Why there is no subtyping relation between existential meta types?

I'm confused about subtyping (lack of one) in meta types of protocol existentials.

Consider, the following example:

class C {}
class D: C {}

let c: C = D()
let cType: C.Type = D.self // OK

protocol P {}
protocol Q: P {}
struct S: Q {}

let q: Q = S() // OK. S seems to be a subtype of existential for Q.
let qType: Q.Protocol = S.self // error: cannot convert value of type 'S.Type' to specified type 'Q.Protocol'

let p: P = q // OK. Existential for Q seems to be a subtype of existential for P.
let pType: P.Protocol = Q.self // error: cannot convert value of type 'Q.Protocol' to specified type 'P.Protocol'

My intuitive understanding of subtyping is relation is that if you can write

let x: A = ...
let y: B = x

then A is a subtype of B.

And subtyping of types is related to subtyping of meta-types: if A is a subtype of B, then A.Type is also a subtype of B.Type.

Is my understanding correct? Is there a more formal definition?

And I'm confused, because from that logic if follows that S.Type should be a subtype of Q.Protocol, which in turn should be a subtype of P.Protocol. But currently that's not the case.

There's a difference between Q.Type, which is "the type of all values conforming to Q", and Q.Protocol, which is "the type of the protocol Q". That is, Q.Protocol is not an existential metatype. That explains the S.self example.

Now, should Q.Protocol be a subtype of P.Protocol? That's a little less clear. Abstractly that might be useful: then you could say "I want to check the conformance of some protocol that refines P". But the language doesn't actually support that today, or really any other operations on protocol types, so for now there's not much point.

Current syntax is pretty confusing. I'm trying to think of P.Protocol, as (any P).Type, this makes things a little more logical. Consider this example with current syntax:

struct Z<T> { init(_ type: T.Type) {} }
let p: P.Protocol = P.self
let z = Z(p)
print(type(of: z)) // prints 'Z<P>'

So, despite of being of type P.Protocol, p is also recognized as being a value of T.Type for T being the type of the existential container for P.

In that sense, when discussing about A and B, in the previous post, I assume that A or B can be existential types as well.

No, this is incorrect.

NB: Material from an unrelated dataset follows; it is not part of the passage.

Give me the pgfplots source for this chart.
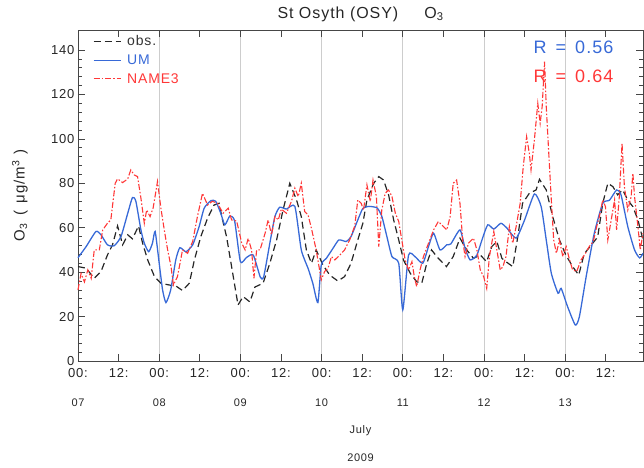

It means that there is an implicit conversion from A to B. It may be upcasting (say if A is a subclass of B). It may involve creating an existential box (if say B is a protocol and A conforms to it). It may be a bridging conversion (A can be bridged to B). It may be an allowed implicit conversion between tuples.

    let upair: (Int, Int) = (a: 10, b: 10)
    let lpair: (a: Int, b: Int) = upair

I'm probably missing some other cases as well.

@Varun_Gandhi, could you explain the difference between subtyping and implicit conversion? Do both exist in Swift?

Subtyping forms a partial order.

  1. T is a subtype of T. (reflexivity)
  2. if T is a subtype of U and U is a subtype of T, then T = U (anti-symmetry)
  3. if T is a subtype of U and U is a subtype of V, then T is a subtype of V (transitivity)

Swift has subtyping for classes.

On the other hand, the implicit conversions for tuples don't have this behavior. A labelled tuple is implicitly convertible to an unlabelled tuple and vice-versa, but two labelled tuples are not implicitly convertible to each other (breaking transitivity) and the labelled and unlabelled types are not equal (breaking anti-symmetry).

// Multiple conversions are not permitted, breaking transitivity
let (x, y): (Int, Int) = (x: 10, y: 10) // OK
let (a: a, b: b) = (x, y)               // OK
let (a: _, b: _) = (x: 10, y: 10)       // error: cannot convert value of type '(x: Int, y: Int)' to specified type '(a: Int, b: Int)'

// Prints different types, breaking anti-symmetry
print(type(of: (a: 0, b: 0)), type(of: (0, 0)))

So yes, Swift does have both. What Swift doesn't have (and sometimes people ask for this, but I sure hope we don't implement it) is user-defined implicit conversions.

I misspoke about bridging conversions earlier (they don't happen with :), but (arguably) they do have counter-intuitive behavior -- naively you would expect that let y: T = x would be the same as let y = x as T when both compile but that's not the case.

let y = String() as NSString // OK
let z: NSString = String()   // error

If you relax the idea a bit (to include as and not just :), then it would seem like String and NSString are subtypes of each other and hence equal (by anti-symmetry) but they're not equal (and hence interchangeable), they are "equal upto bridging".